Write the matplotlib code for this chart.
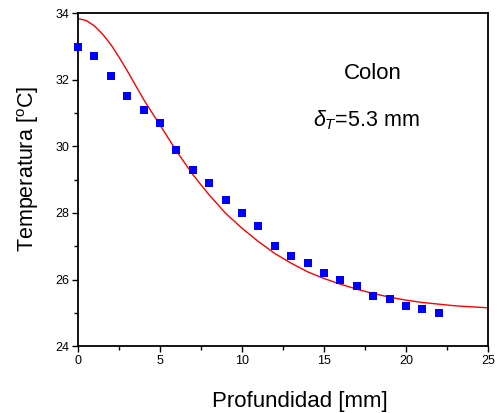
import matplotlib
matplotlib.use("Agg")
import matplotlib.pyplot as plt
from matplotlib.ticker import MultipleLocator

plt.rcParams['font.family'] = ['Liberation Sans', 'DejaVu Sans']
plt.rcParams['mathtext.fontset'] = 'custom'
plt.rcParams['mathtext.rm'] = 'Liberation Sans'
plt.rcParams['mathtext.it'] = 'Liberation Sans:italic'

# measured data
depth_mm = [0, 1, 2, 3, 4, 5, 6, 7, 8, 9, 10, 11, 12, 13, 14, 15, 16, 17, 18, 19, 20, 21, 22]
temp_meas = [33.0, 32.7, 32.1, 31.5, 31.1, 30.7, 29.9, 29.3, 28.9, 28.4, 28.0, 27.6, 27.0,
             26.7, 26.5, 26.2, 26.0, 25.8, 25.5, 25.4, 25.2, 25.1, 25.0]

# model curve
curve_x = [0, 0.5, 1, 1.5, 2, 2.5, 3, 3.5, 4, 4.5, 5, 6, 7, 8, 9, 10, 11, 12, 13, 14, 15,
           16, 17, 18, 19, 20, 21, 22, 23, 24, 25]
curve_y = [33.84, 33.78, 33.62, 33.37, 33.06, 32.68, 32.27, 31.84, 31.41, 31.02, 30.64,
           29.86, 29.15, 28.54, 27.99, 27.54, 27.14, 26.78, 26.49, 26.23, 26.03, 25.86,
           25.71, 25.58, 25.47, 25.38, 25.31, 25.26, 25.21, 25.18, 25.15]

fig = plt.figure(figsize=(4.97, 4.13), dpi=100)
ax = fig.add_axes([0.157, 0.162, 0.825, 0.806])

ax.plot(curve_x, curve_y, color='red', lw=1.0, zorder=2)
ax.plot(depth_mm, temp_meas, 's', color='#0000ff', markersize=6.3, markeredgewidth=0,
        zorder=3, clip_on=False)

ax.set_xlim(0, 25)
ax.set_ylim(24, 34)
ax.xaxis.set_major_locator(MultipleLocator(5))
ax.xaxis.set_minor_locator(MultipleLocator(2.5))
ax.yaxis.set_major_locator(MultipleLocator(2))
ax.yaxis.set_minor_locator(MultipleLocator(1))
ax.tick_params(which='major', direction='out', length=4.5, width=1.0, labelsize=9, pad=2,
               top=False, right=False)
ax.tick_params(which='minor', direction='out', length=3, width=1.0, top=False, right=False)
for s in ax.spines.values():
    s.set_linewidth(1.3)

ax.set_xlabel('Profundidad [mm]', fontsize=16, labelpad=17)
ax.set_ylabel(r'Temperatura [$^{\rm o}$C]', fontsize=15.5, labelpad=10)
ax.xaxis.label.set_x(0.541)
ax.yaxis.label.set_y(0.532)

ax.text(18.0, 32.2, 'Colon', fontsize=16, ha='center', va='center')
ax.text(17.6, 30.8, r'$\delta_T$=5.3 mm', fontsize=15.5, ha='center', va='center')

fig.savefig('out.png', dpi=100)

• _Goal_
Every line above should be returned exactly; the pictures stay out.

• _Completed task_
Write the matplotlib code for this chart.
import matplotlib
matplotlib.use("Agg")
import matplotlib.pyplot as plt
from matplotlib.ticker import MultipleLocator

plt.rcParams['font.family'] = ['Liberation Sans', 'DejaVu Sans']
plt.rcParams['mathtext.fontset'] = 'custom'
plt.rcParams['mathtext.rm'] = 'Liberation Sans'
plt.rcParams['mathtext.it'] = 'Liberation Sans:italic'

# measured data
depth_mm = [0, 1, 2, 3, 4, 5, 6, 7, 8, 9, 10, 11, 12, 13, 14, 15, 16, 17, 18, 19, 20, 21, 22]
temp_meas = [33.0, 32.7, 32.1, 31.5, 31.1, 30.7, 29.9, 29.3, 28.9, 28.4, 28.0, 27.6, 27.0,
             26.7, 26.5, 26.2, 26.0, 25.8, 25.5, 25.4, 25.2, 25.1, 25.0]

# model curve
curve_x = [0, 0.5, 1, 1.5, 2, 2.5, 3, 3.5, 4, 4.5, 5, 6, 7, 8, 9, 10, 11, 12, 13, 14, 15,
           16, 17, 18, 19, 20, 21, 22, 23, 24, 25]
curve_y = [33.84, 33.78, 33.62, 33.37, 33.06, 32.68, 32.27, 31.84, 31.41, 31.02, 30.64,
           29.86, 29.15, 28.54, 27.99, 27.54, 27.14, 26.78, 26.49, 26.23, 26.03, 25.86,
           25.71, 25.58, 25.47, 25.38, 25.31, 25.26, 25.21, 25.18, 25.15]

fig = plt.figure(figsize=(4.97, 4.13), dpi=100)
ax = fig.add_axes([0.157, 0.162, 0.825, 0.806])

ax.plot(curve_x, curve_y, color='red', lw=1.0, zorder=2)
ax.plot(depth_mm, temp_meas, 's', color='#0000ff', markersize=6.3, markeredgewidth=0,
        zorder=3, clip_on=False)

ax.set_xlim(0, 25)
ax.set_ylim(24, 34)
ax.xaxis.set_major_locator(MultipleLocator(5))
ax.xaxis.set_minor_locator(MultipleLocator(2.5))
ax.yaxis.set_major_locator(MultipleLocator(2))
ax.yaxis.set_minor_locator(MultipleLocator(1))
ax.tick_params(which='major', direction='out', length=4.5, width=1.0, labelsize=9, pad=2,
               top=False, right=False)
ax.tick_params(which='minor', direction='out', length=3, width=1.0, top=False, right=False)
for s in ax.spines.values():
    s.set_linewidth(1.3)

ax.set_xlabel('Profundidad [mm]', fontsize=16, labelpad=17)
ax.set_ylabel(r'Temperatura [$^{\rm o}$C]', fontsize=15.5, labelpad=10)
ax.xaxis.label.set_x(0.541)
ax.yaxis.label.set_y(0.532)

ax.text(18.0, 32.2, 'Colon', fontsize=16, ha='center', va='center')
ax.text(17.6, 30.8, r'$\delta_T$=5.3 mm', fontsize=15.5, ha='center', va='center')

fig.savefig('out.png', dpi=100)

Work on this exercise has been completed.